Given data:
§

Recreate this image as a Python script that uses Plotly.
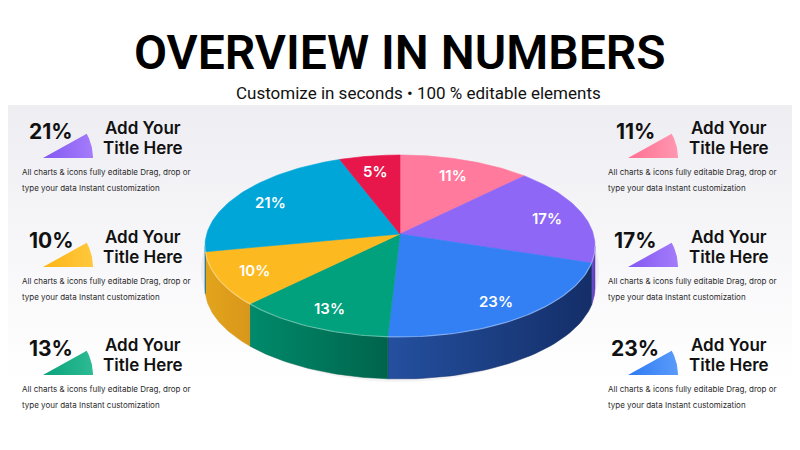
import math
import plotly.graph_objects as go

# pie shares, clockwise from 12 o'clock
shares = [11, 17, 23, 13, 10, 21, 5]
labels = ["11%", "17%", "23%", "13%", "10%", "21%", "5%"]
top_colors = ["#FF7A9C", "#8E67F6", "#3380F5", "#00A17C", "#FDB920", "#00A6D8", "#E8174B"]
wall_light = ["#E0607F", "#7350D8", "#24509F", "#008A6B", "#E2A41C", "#0088B6", "#B80F38"]
wall_dark = ["#B84A66", "#5B3DB0", "#142E68", "#00644B", "#D9971A", "#006E94", "#900A2C"]

# side cards
left_values = [21, 10, 13]
left_colors = ["#8358F2", "#FDB515", "#0AA27C"]
left_light = ["#A47CFA", "#FFC83E", "#2DBB93"]
right_values = [11, 17, 23]
right_colors = ["#FF6F92", "#8358F2", "#2F7BF4"]
right_light = ["#FF97B0", "#A47CFA", "#5A9BFA"]
card_title = ["Add Your", "Title Here"]
card_text = ["All charts & icons fully editable Drag, drop or",
             "type your data Instant customization"]

title = "OVERVIEW IN NUMBERS"
subtitle = "Customize in seconds \u2022 100 % editable elements"

FONT = "Inter"
OFF = 8  # page body margin of the browser, figure sits inside it

fig = go.Figure()

# soft header band
fig.add_trace(go.Scatter(
    x=[0, 810, 810, 0, 0], y=[105, 105, 460, 460, 105], mode="lines",
    fill="toself", line=dict(width=0),
    fillgradient=dict(type="vertical", colorscale=[[0, "#EEEDF2"], [1, "#FFFFFF"]],
                      start=105, stop=380),
    hoverinfo="skip", showlegend=False))

# pie geometry
cx, cy, rx, ry = 400, 246, 195, 91
apex = (400, 234)
depth = 42


def rim(deg):
    t = math.radians(deg)
    return cx + rx * math.sin(t), cy - ry * math.cos(t)


def arc(a, b, n=60):
    pts = [rim(a + (b - a) * i / n) for i in range(n + 1)]
    return [p[0] for p in pts], [p[1] for p in pts]


# faint halo under pie
xs = [cx + (rx + 4) * math.sin(math.radians(d)) for d in range(0, 361, 4)]
ys = [cy + depth / 2 + 3 + (ry + depth / 2) * math.cos(math.radians(d)) for d in range(0, 361, 4)]
fig.add_trace(go.Scatter(x=xs, y=ys, mode="lines", fill="toself", line=dict(width=0),
                         fillcolor="rgba(60,50,90,0.06)", hoverinfo="skip",
                         showlegend=False))

total = sum(shares)
bounds = [0]
for s in shares:
    bounds.append(bounds[-1] + 360 * s / total)

# walls (front half only)
for i in range(len(shares)):
    a, b = max(bounds[i], 90), min(bounds[i + 1], 270)
    if b <= a:
        continue
    xs, ys = arc(a, b, 40)
    wx = xs + xs[::-1] + [xs[0]]
    wy = ys + [y + depth for y in ys[::-1]] + [ys[0]]
    fig.add_trace(go.Scatter(
        x=wx, y=wy, mode="lines", fill="toself", line=dict(width=0.5, color=wall_dark[i]),
        fillgradient=dict(type="horizontal",
                          colorscale=[[0, wall_light[i]], [1, wall_dark[i]]],
                          start=min(xs), stop=max(xs)),
        hoverinfo="skip", showlegend=False))

# top face slices
for i in range(len(shares)):
    xs, ys = arc(bounds[i], bounds[i + 1])
    fig.add_trace(go.Scatter(
        x=[apex[0]] + xs + [apex[0]], y=[apex[1]] + ys + [apex[1]], mode="lines",
        fill="toself", fillcolor=top_colors[i], line=dict(width=0.6, color=top_colors[i]),
        hoverinfo="skip", showlegend=False))

# light rim edge on the front
hx, hy = arc(90, 270, 120)
fig.add_trace(go.Scatter(x=hx, y=hy, mode="lines",
                         line=dict(width=1.2, color="rgba(255,255,255,0.35)"),
                         hoverinfo="skip", showlegend=False))

ann = []
for i in range(len(shares)):
    mid = (bounds[i] + bounds[i + 1]) / 2
    px_, py_ = rim(mid)
    lx = apex[0] + 0.8 * (px_ - apex[0])
    ly = apex[1] + 0.8 * (py_ - apex[1])
    ann.append(dict(x=lx, y=ly, text=labels[i], showarrow=False,
                    font=dict(family=FONT, size=15, color="white", weight=600)))


def wedge(ax, ay, c0, c1, r=50, ang=29):
    pts = [(ax, ay)] + [(ax + r * math.cos(math.radians(ang * i / 20)),
                         ay - r * math.sin(math.radians(ang * i / 20))) for i in range(21)]
    pts.append((ax, ay))
    xs = [p[0] for p in pts]
    fig.add_trace(go.Scatter(
        x=xs, y=[p[1] for p in pts], mode="lines", fill="toself", line=dict(width=0),
        fillgradient=dict(type="horizontal", colorscale=[[0, c0], [1, c1]],
                          start=ax, stop=ax + r),
        hoverinfo="skip", showlegend=False))


def card(val, c0, c1, x_pct, x_wedge, x_title, x_text, y):
    wedge(x_wedge, y + 27, c0, c1)
    ann.append(dict(x=x_pct, y=y, text="%d%%" % val, showarrow=False,
                    font=dict(family=FONT, size=21, color="#111111", weight=700)))
    for j, line in enumerate(card_title):
        ann.append(dict(x=x_title, y=y - 3 + 20 * j, text=line, showarrow=False,
                        font=dict(family=FONT, size=17, color="#111111", weight=600)))
    for j, line in enumerate(card_text):
        ann.append(dict(x=x_text, y=y + 41 + 15.5 * j, text=line, showarrow=False,
                        xanchor="left", font=dict(family=FONT, size=8, color="#2A2A2A")))


row_y = [131, 240, 348]
for k in range(3):
    card(left_values[k], left_colors[k], left_light[k], 51, 43, 143, 20, row_y[k])
    card(right_values[k], right_colors[k], right_light[k], 635, 628, 729, 606, row_y[k])

ann.append(dict(x=400, y=52, text=title, showarrow=False,
                font=dict(family="Roboto", size=48, color="#000000", weight=600)))
ann.append(dict(x=418, y=93, text=subtitle, showarrow=False,
                font=dict(family="Roboto", size=17, color="#111111")))

fig.update_layout(
    width=800 - OFF, height=450 - OFF, autosize=False,
    margin=dict(l=0, r=0, t=0, b=0),
    paper_bgcolor="white", plot_bgcolor="white",
    xaxis=dict(range=[OFF, 800], visible=False, fixedrange=True),
    yaxis=dict(range=[450, OFF], visible=False, fixedrange=True),
    annotations=ann, showlegend=False)

fig.write_html("out.html")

§

Set task: Copy the listing exactly. Any image in it stays out of the copy.

Completed exercise:
Recreate this image as a Python script that uses Plotly.
import math
import plotly.graph_objects as go

# pie shares, clockwise from 12 o'clock
shares = [11, 17, 23, 13, 10, 21, 5]
labels = ["11%", "17%", "23%", "13%", "10%", "21%", "5%"]
top_colors = ["#FF7A9C", "#8E67F6", "#3380F5", "#00A17C", "#FDB920", "#00A6D8", "#E8174B"]
wall_light = ["#E0607F", "#7350D8", "#24509F", "#008A6B", "#E2A41C", "#0088B6", "#B80F38"]
wall_dark = ["#B84A66", "#5B3DB0", "#142E68", "#00644B", "#D9971A", "#006E94", "#900A2C"]

# side cards
left_values = [21, 10, 13]
left_colors = ["#8358F2", "#FDB515", "#0AA27C"]
left_light = ["#A47CFA", "#FFC83E", "#2DBB93"]
right_values = [11, 17, 23]
right_colors = ["#FF6F92", "#8358F2", "#2F7BF4"]
right_light = ["#FF97B0", "#A47CFA", "#5A9BFA"]
card_title = ["Add Your", "Title Here"]
card_text = ["All charts & icons fully editable Drag, drop or",
             "type your data Instant customization"]

title = "OVERVIEW IN NUMBERS"
subtitle = "Customize in seconds \u2022 100 % editable elements"

FONT = "Inter"
OFF = 8  # page body margin of the browser, figure sits inside it

fig = go.Figure()

# soft header band
fig.add_trace(go.Scatter(
    x=[0, 810, 810, 0, 0], y=[105, 105, 460, 460, 105], mode="lines",
    fill="toself", line=dict(width=0),
    fillgradient=dict(type="vertical", colorscale=[[0, "#EEEDF2"], [1, "#FFFFFF"]],
                      start=105, stop=380),
    hoverinfo="skip", showlegend=False))

# pie geometry
cx, cy, rx, ry = 400, 246, 195, 91
apex = (400, 234)
depth = 42


def rim(deg):
    t = math.radians(deg)
    return cx + rx * math.sin(t), cy - ry * math.cos(t)


def arc(a, b, n=60):
    pts = [rim(a + (b - a) * i / n) for i in range(n + 1)]
    return [p[0] for p in pts], [p[1] for p in pts]


# faint halo under pie
xs = [cx + (rx + 4) * math.sin(math.radians(d)) for d in range(0, 361, 4)]
ys = [cy + depth / 2 + 3 + (ry + depth / 2) * math.cos(math.radians(d)) for d in range(0, 361, 4)]
fig.add_trace(go.Scatter(x=xs, y=ys, mode="lines", fill="toself", line=dict(width=0),
                         fillcolor="rgba(60,50,90,0.06)", hoverinfo="skip",
                         showlegend=False))

total = sum(shares)
bounds = [0]
for s in shares:
    bounds.append(bounds[-1] + 360 * s / total)

# walls (front half only)
for i in range(len(shares)):
    a, b = max(bounds[i], 90), min(bounds[i + 1], 270)
    if b <= a:
        continue
    xs, ys = arc(a, b, 40)
    wx = xs + xs[::-1] + [xs[0]]
    wy = ys + [y + depth for y in ys[::-1]] + [ys[0]]
    fig.add_trace(go.Scatter(
        x=wx, y=wy, mode="lines", fill="toself", line=dict(width=0.5, color=wall_dark[i]),
        fillgradient=dict(type="horizontal",
                          colorscale=[[0, wall_light[i]], [1, wall_dark[i]]],
                          start=min(xs), stop=max(xs)),
        hoverinfo="skip", showlegend=False))

# top face slices
for i in range(len(shares)):
    xs, ys = arc(bounds[i], bounds[i + 1])
    fig.add_trace(go.Scatter(
        x=[apex[0]] + xs + [apex[0]], y=[apex[1]] + ys + [apex[1]], mode="lines",
        fill="toself", fillcolor=top_colors[i], line=dict(width=0.6, color=top_colors[i]),
        hoverinfo="skip", showlegend=False))

# light rim edge on the front
hx, hy = arc(90, 270, 120)
fig.add_trace(go.Scatter(x=hx, y=hy, mode="lines",
                         line=dict(width=1.2, color="rgba(255,255,255,0.35)"),
                         hoverinfo="skip", showlegend=False))

ann = []
for i in range(len(shares)):
    mid = (bounds[i] + bounds[i + 1]) / 2
    px_, py_ = rim(mid)
    lx = apex[0] + 0.8 * (px_ - apex[0])
    ly = apex[1] + 0.8 * (py_ - apex[1])
    ann.append(dict(x=lx, y=ly, text=labels[i], showarrow=False,
                    font=dict(family=FONT, size=15, color="white", weight=600)))


def wedge(ax, ay, c0, c1, r=50, ang=29):
    pts = [(ax, ay)] + [(ax + r * math.cos(math.radians(ang * i / 20)),
                         ay - r * math.sin(math.radians(ang * i / 20))) for i in range(21)]
    pts.append((ax, ay))
    xs = [p[0] for p in pts]
    fig.add_trace(go.Scatter(
        x=xs, y=[p[1] for p in pts], mode="lines", fill="toself", line=dict(width=0),
        fillgradient=dict(type="horizontal", colorscale=[[0, c0], [1, c1]],
                          start=ax, stop=ax + r),
        hoverinfo="skip", showlegend=False))


def card(val, c0, c1, x_pct, x_wedge, x_title, x_text, y):
    wedge(x_wedge, y + 27, c0, c1)
    ann.append(dict(x=x_pct, y=y, text="%d%%" % val, showarrow=False,
                    font=dict(family=FONT, size=21, color="#111111", weight=700)))
    for j, line in enumerate(card_title):
        ann.append(dict(x=x_title, y=y - 3 + 20 * j, text=line, showarrow=False,
                        font=dict(family=FONT, size=17, color="#111111", weight=600)))
    for j, line in enumerate(card_text):
        ann.append(dict(x=x_text, y=y + 41 + 15.5 * j, text=line, showarrow=False,
                        xanchor="left", font=dict(family=FONT, size=8, color="#2A2A2A")))


row_y = [131, 240, 348]
for k in range(3):
    card(left_values[k], left_colors[k], left_light[k], 51, 43, 143, 20, row_y[k])
    card(right_values[k], right_colors[k], right_light[k], 635, 628, 729, 606, row_y[k])

ann.append(dict(x=400, y=52, text=title, showarrow=False,
                font=dict(family="Roboto", size=48, color="#000000", weight=600)))
ann.append(dict(x=418, y=93, text=subtitle, showarrow=False,
                font=dict(family="Roboto", size=17, color="#111111")))

fig.update_layout(
    width=800 - OFF, height=450 - OFF, autosize=False,
    margin=dict(l=0, r=0, t=0, b=0),
    paper_bgcolor="white", plot_bgcolor="white",
    xaxis=dict(range=[OFF, 800], visible=False, fixedrange=True),
    yaxis=dict(range=[450, OFF], visible=False, fixedrange=True),
    annotations=ann, showlegend=False)

fig.write_html("out.html")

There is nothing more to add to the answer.